Football’s governing bodies have committed £3.6 million to new research and clinical advice for recently retired former players who face an elevated risk of dementia.
The funding, which forms part of a new “brain health action plan” that has been agreed by English football’s main stakeholders, will include support towards a new project led by Prof Willie Stewart, the Glasgow neuropathologist who proved football’s dementia link.
Stewart, alongside Prof Craig Ritchie of the University of Edinburgh, will work with a group of Scottish ex-professionals to examine potential interventions that could modify risk across all contact sports.
“We need to pursue research to understand what is happening in their brains to try to identify possible targeted therapies,” said Stewart. “But, while doing so, we should also act to try to mitigate risk. The alternative, doing nothing, means we are in effect leaving them to fate.”
Stewart has also urged the authorities to consider seriously whether heading is fundamental to football’s long-term existence.

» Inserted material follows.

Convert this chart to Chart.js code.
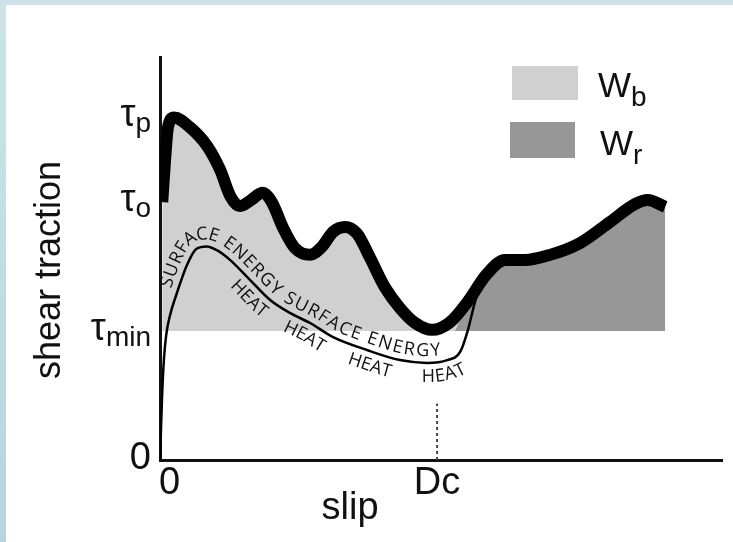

Dr Charlotte Cowie, the Football Association’s head of performance medicine, believes that there are “modifiable factors that could make a difference to the ultimate outcome”. There are 12 known potential risk factors for dementia, including head impacts, but also issues such as high blood pressure and social isolation.

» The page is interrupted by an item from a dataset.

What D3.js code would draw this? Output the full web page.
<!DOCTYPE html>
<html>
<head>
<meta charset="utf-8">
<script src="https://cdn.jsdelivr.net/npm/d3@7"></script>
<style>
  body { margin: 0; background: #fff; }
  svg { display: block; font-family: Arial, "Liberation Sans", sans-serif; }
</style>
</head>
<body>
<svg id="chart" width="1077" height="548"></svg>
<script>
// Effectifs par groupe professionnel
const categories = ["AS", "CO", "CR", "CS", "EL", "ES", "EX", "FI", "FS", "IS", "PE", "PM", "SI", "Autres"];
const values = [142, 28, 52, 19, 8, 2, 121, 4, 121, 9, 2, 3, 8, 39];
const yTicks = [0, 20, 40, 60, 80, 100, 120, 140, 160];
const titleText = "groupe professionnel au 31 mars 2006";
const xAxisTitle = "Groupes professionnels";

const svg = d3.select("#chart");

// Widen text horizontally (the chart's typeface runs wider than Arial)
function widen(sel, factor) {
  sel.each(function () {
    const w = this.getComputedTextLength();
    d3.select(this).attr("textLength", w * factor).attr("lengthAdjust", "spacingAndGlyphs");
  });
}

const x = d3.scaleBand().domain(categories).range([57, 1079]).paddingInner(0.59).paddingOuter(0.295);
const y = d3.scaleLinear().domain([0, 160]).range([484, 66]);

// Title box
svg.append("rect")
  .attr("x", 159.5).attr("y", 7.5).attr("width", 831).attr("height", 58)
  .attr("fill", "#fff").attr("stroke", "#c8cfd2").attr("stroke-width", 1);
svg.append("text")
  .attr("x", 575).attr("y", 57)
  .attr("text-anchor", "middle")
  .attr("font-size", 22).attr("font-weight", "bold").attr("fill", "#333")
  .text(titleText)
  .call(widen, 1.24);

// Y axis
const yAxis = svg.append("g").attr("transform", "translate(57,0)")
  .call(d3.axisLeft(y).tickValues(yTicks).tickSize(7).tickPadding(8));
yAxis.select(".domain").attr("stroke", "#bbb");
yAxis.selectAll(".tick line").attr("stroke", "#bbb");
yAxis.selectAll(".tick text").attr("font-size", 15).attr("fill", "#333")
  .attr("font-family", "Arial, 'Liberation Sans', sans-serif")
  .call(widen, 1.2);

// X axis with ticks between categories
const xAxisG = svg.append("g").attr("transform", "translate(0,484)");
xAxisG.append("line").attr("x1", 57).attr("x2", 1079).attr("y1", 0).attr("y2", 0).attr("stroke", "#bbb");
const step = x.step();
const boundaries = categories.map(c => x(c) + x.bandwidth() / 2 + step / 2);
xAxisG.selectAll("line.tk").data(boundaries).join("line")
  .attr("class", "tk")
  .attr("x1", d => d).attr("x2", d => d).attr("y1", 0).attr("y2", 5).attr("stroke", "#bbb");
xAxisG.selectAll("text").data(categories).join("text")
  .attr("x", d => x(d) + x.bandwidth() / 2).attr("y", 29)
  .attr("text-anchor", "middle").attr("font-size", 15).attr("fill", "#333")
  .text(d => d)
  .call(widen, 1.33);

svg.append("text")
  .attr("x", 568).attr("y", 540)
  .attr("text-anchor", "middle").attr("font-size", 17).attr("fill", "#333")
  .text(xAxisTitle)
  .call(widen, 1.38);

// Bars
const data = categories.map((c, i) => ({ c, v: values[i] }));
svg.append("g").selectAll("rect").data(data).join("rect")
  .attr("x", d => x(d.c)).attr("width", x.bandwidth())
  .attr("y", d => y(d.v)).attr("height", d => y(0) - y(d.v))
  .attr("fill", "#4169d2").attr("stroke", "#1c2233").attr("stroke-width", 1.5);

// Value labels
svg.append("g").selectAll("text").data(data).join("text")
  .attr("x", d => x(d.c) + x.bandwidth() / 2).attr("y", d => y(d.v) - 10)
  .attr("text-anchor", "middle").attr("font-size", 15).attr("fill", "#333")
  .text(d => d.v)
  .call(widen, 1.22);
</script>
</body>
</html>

The study will receive £1.2 million of funding, while a further £2.4 million will go towards allowing former footballers to access the new advanced brain health clinics that the Rugby Football Union announced last month. There is enough initial funding to support 200 former footballers over a period of six years.
It all follows a letter to the FA this year by a group of prominent ex-players, including Alan Shearer, Stuart Pearce, Terry Butcher, Micah Richards, Gary Pallister and Emile Heskey, which outlined their concerns and called for a new national strategy.

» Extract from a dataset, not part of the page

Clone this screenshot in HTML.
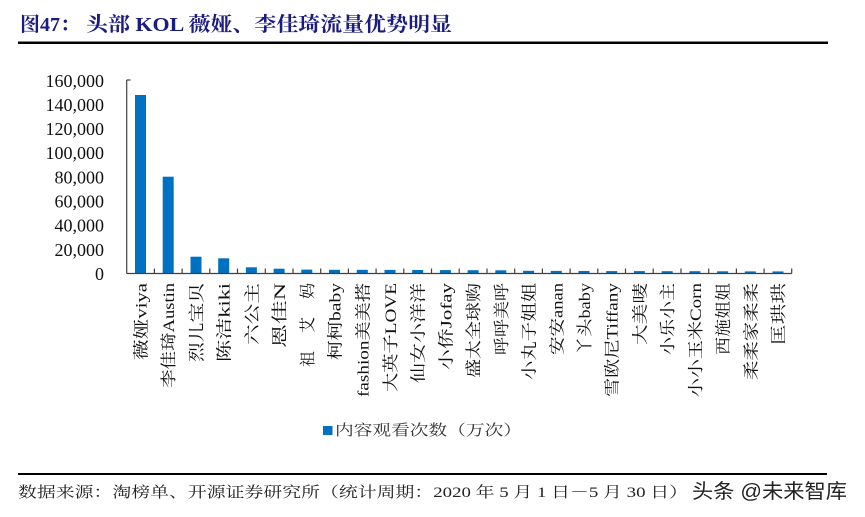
<!DOCTYPE html>
<html>
<head>
<meta charset="utf-8">
<style>
html,body{margin:0;padding:0;background:#fff;}
svg{display:block;}
</style>
</head>
<body>
<svg width="865" height="517" viewBox="0 0 865 517" xmlns="http://www.w3.org/2000/svg">
<rect width="865" height="517" fill="#fff"/>
<!-- Title -->
<text x="20" y="31" font-family="'Liberation Serif','Noto Serif CJK SC',serif" font-size="20" font-weight="bold" fill="#1c1c80">图47：</text>
<text x="86" y="31" font-family="'Liberation Serif','Noto Serif CJK SC',serif" font-size="20" font-weight="bold" fill="#1c1c80" textLength="366" lengthAdjust="spacingAndGlyphs">头部 KOL 薇娅、李佳琦流量优势明显</text>
<rect x="18" y="41.5" width="810" height="2.5" fill="#000"/>

<!-- Y axis labels -->
<g font-family="'Liberation Serif',serif" font-size="18" fill="#111" text-anchor="end">
<text x="104" y="87">160,000</text>
<text x="104" y="111">140,000</text>
<text x="104" y="135">120,000</text>
<text x="104" y="159">100,000</text>
<text x="104" y="183.5">80,000</text>
<text x="104" y="207.5">60,000</text>
<text x="104" y="231.5">40,000</text>
<text x="104" y="256">20,000</text>
<text x="104" y="280">0</text>
</g>

<!-- Bars -->
<g fill="#0070C0">
<rect x="135.0" y="95.0" width="11" height="178.5"/>
<rect x="162.7" y="176.7" width="11" height="96.8"/>
<rect x="190.5" y="256.7" width="11" height="16.8"/>
<rect x="218.2" y="258.3" width="11" height="15.2"/>
<rect x="245.9" y="267.3" width="11" height="6.2"/>
<rect x="273.6" y="268.7" width="11" height="4.8"/>
<rect x="301.3" y="269.6" width="11" height="3.9"/>
<rect x="329.0" y="269.8" width="11" height="3.7"/>
<rect x="356.8" y="269.8" width="11" height="3.7"/>
<rect x="384.5" y="269.9" width="11" height="3.6"/>
<rect x="412.2" y="270.0" width="11" height="3.5"/>
<rect x="439.9" y="270.1" width="11" height="3.4"/>
<rect x="467.6" y="270.2" width="11" height="3.3"/>
<rect x="495.3" y="270.3" width="11" height="3.2"/>
<rect x="523.1" y="270.8" width="11" height="2.7"/>
<rect x="550.8" y="270.9" width="11" height="2.6"/>
<rect x="578.5" y="271.0" width="11" height="2.5"/>
<rect x="606.2" y="271.1" width="11" height="2.4"/>
<rect x="633.9" y="271.1" width="11" height="2.4"/>
<rect x="661.7" y="271.2" width="11" height="2.3"/>
<rect x="689.4" y="271.2" width="11" height="2.3"/>
<rect x="717.1" y="271.3" width="11" height="2.2"/>
<rect x="744.8" y="271.4" width="11" height="2.1"/>
<rect x="772.5" y="271.4" width="11" height="2.1"/>
</g>

<!-- Axes -->
<g stroke="#404040" stroke-width="1.2" fill="none">
<line x1="126.7" y1="80" x2="126.7" y2="273.5"/>
<line x1="126.7" y1="80" x2="130.5" y2="80"/>
<line x1="126.7" y1="273.5" x2="791.7" y2="273.5"/>
<line x1="154.4" y1="268.5" x2="154.4" y2="273.5"/>
<line x1="182.1" y1="268.5" x2="182.1" y2="273.5"/>
<line x1="209.8" y1="268.5" x2="209.8" y2="273.5"/>
<line x1="237.5" y1="268.5" x2="237.5" y2="273.5"/>
<line x1="265.3" y1="268.5" x2="265.3" y2="273.5"/>
<line x1="293.0" y1="268.5" x2="293.0" y2="273.5"/>
<line x1="320.7" y1="268.5" x2="320.7" y2="273.5"/>
<line x1="348.4" y1="268.5" x2="348.4" y2="273.5"/>
<line x1="376.1" y1="268.5" x2="376.1" y2="273.5"/>
<line x1="403.8" y1="268.5" x2="403.8" y2="273.5"/>
<line x1="431.5" y1="268.5" x2="431.5" y2="273.5"/>
<line x1="459.2" y1="268.5" x2="459.2" y2="273.5"/>
<line x1="487.0" y1="268.5" x2="487.0" y2="273.5"/>
<line x1="514.7" y1="268.5" x2="514.7" y2="273.5"/>
<line x1="542.4" y1="268.5" x2="542.4" y2="273.5"/>
<line x1="570.1" y1="268.5" x2="570.1" y2="273.5"/>
<line x1="597.8" y1="268.5" x2="597.8" y2="273.5"/>
<line x1="625.5" y1="268.5" x2="625.5" y2="273.5"/>
<line x1="653.2" y1="268.5" x2="653.2" y2="273.5"/>
<line x1="681.0" y1="268.5" x2="681.0" y2="273.5"/>
<line x1="708.7" y1="268.5" x2="708.7" y2="273.5"/>
<line x1="736.4" y1="268.5" x2="736.4" y2="273.5"/>
<line x1="764.1" y1="268.5" x2="764.1" y2="273.5"/>
<line x1="791.7" y1="268.5" x2="791.7" y2="273.5"/>
</g>

<!-- X labels (rotated) -->
<g font-family="'Liberation Serif','Noto Serif CJK SC',serif" font-size="16" fill="#111" text-anchor="end">
<text transform="translate(146.5,283) rotate(-90)" textLength="77" lengthAdjust="spacingAndGlyphs">薇娅viya</text>
<text transform="translate(174.2,283) rotate(-90)" textLength="105" lengthAdjust="spacingAndGlyphs">李佳琦Austin</text>
<text transform="translate(202.0,283) rotate(-90)" textLength="79" lengthAdjust="spacingAndGlyphs">烈儿宝贝</text>
<text transform="translate(229.7,283) rotate(-90)" textLength="79" lengthAdjust="spacingAndGlyphs">陈洁kiki</text>
<text transform="translate(257.4,283) rotate(-90)" textLength="62" lengthAdjust="spacingAndGlyphs">六公主</text>
<text transform="translate(285.1,283) rotate(-90)" textLength="65" lengthAdjust="spacingAndGlyphs">恩佳N</text>
<text transform="translate(312.8,283) rotate(-90)" textLength="84" lengthAdjust="spacing">祖艾妈</text>
<text transform="translate(340.5,283) rotate(-90)" textLength="77" lengthAdjust="spacingAndGlyphs">柯柯baby</text>
<text transform="translate(368.3,283) rotate(-90)" textLength="114" lengthAdjust="spacingAndGlyphs">fashion美美搭</text>
<text transform="translate(396.0,283) rotate(-90)" textLength="109" lengthAdjust="spacingAndGlyphs">大英子LOVE</text>
<text transform="translate(423.7,283) rotate(-90)" textLength="100" lengthAdjust="spacingAndGlyphs">仙女小洋洋</text>
<text transform="translate(451.4,283) rotate(-90)" textLength="87" lengthAdjust="spacingAndGlyphs">小侨Jofay</text>
<text transform="translate(479.1,283) rotate(-90)" textLength="95" lengthAdjust="spacingAndGlyphs">盛太全球购</text>
<text transform="translate(506.8,283) rotate(-90)" textLength="72" lengthAdjust="spacingAndGlyphs">呼呼美呼</text>
<text transform="translate(534.6,283) rotate(-90)" textLength="97" lengthAdjust="spacingAndGlyphs">小丸子姐姐</text>
<text transform="translate(562.3,283) rotate(-90)" textLength="72" lengthAdjust="spacingAndGlyphs">安安anan</text>
<text transform="translate(590.0,283) rotate(-90)" textLength="72" lengthAdjust="spacingAndGlyphs">丫头baby</text>
<text transform="translate(617.7,283) rotate(-90)" textLength="114" lengthAdjust="spacingAndGlyphs">雪欧尼Tiffany</text>
<text transform="translate(645.4,283) rotate(-90)" textLength="62" lengthAdjust="spacingAndGlyphs">大美唛</text>
<text transform="translate(673.2,283) rotate(-90)" textLength="72" lengthAdjust="spacingAndGlyphs">小乐小主</text>
<text transform="translate(700.9,283) rotate(-90)" textLength="114" lengthAdjust="spacingAndGlyphs">小小玉米Corn</text>
<text transform="translate(728.6,283) rotate(-90)" textLength="72" lengthAdjust="spacingAndGlyphs">西施姐姐</text>
<text transform="translate(756.3,283) rotate(-90)" textLength="97" lengthAdjust="spacingAndGlyphs">柔柔家柔柔</text>
<text transform="translate(784.0,283) rotate(-90)" textLength="62" lengthAdjust="spacingAndGlyphs">匡珙珙</text>
</g>

<!-- Legend -->
<rect x="323" y="426" width="9.5" height="9" fill="#0070C0"/>
<text x="335" y="435" font-family="'Liberation Serif','Noto Serif CJK SC',serif" font-size="15" fill="#333" textLength="187" lengthAdjust="spacingAndGlyphs">内容观看次数（万次）</text>

<!-- Source -->
<rect x="18" y="473" width="809" height="2" fill="#000"/>
<text x="18" y="497" font-family="'Liberation Serif','Noto Serif CJK SC',serif" font-size="15" fill="#222" textLength="670" lengthAdjust="spacingAndGlyphs">数据来源：淘榜单、开源证券研究所（统计周期：2020 年 5 月 1 日－5 月 30 日）</text>
<text x="692" y="498" font-family="'Liberation Sans','Noto Sans CJK SC',sans-serif" font-size="20" fill="#222" textLength="155" lengthAdjust="spacingAndGlyphs">头条 @未来智库</text>
</svg>
</body>
</html>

The FA is also promising an awareness campaign on concussion and its heading guidance, which recommends no more than 10 training headers per week in grass-roots football and no more than 10 “higher” force headers among professionals. There is an acceptance that enforcing this guidance is impossible but it is hoped that coaches and players will come to understand their precautionary importance.
Permanent concussion substitutes are being trialled but Cowie said that the FA remained open to the sort of temporary replacements used in rugby union. “There is an argument both ways – we are not wedded to permanent,” she said.
Maheta Molango, the Professional Footballers’ Association chief executive, said that dementia in football should be “the top priority for all involved” in the national game. Dawn Astle, whose father Jeff died 20 years ago next month, said that she was delighted by the progress. “We hope that this issue is finally being made the priority that it should be,” she said.
The Premier League has this season implemented Hawk-Eye video replays to support head injury assessment and has signed up to the new action plan, along with the FA, the PFA and English Football League.
The possibility of a long-term care fund, which would provide financial support to the hundreds of families in acute need, is also being considered.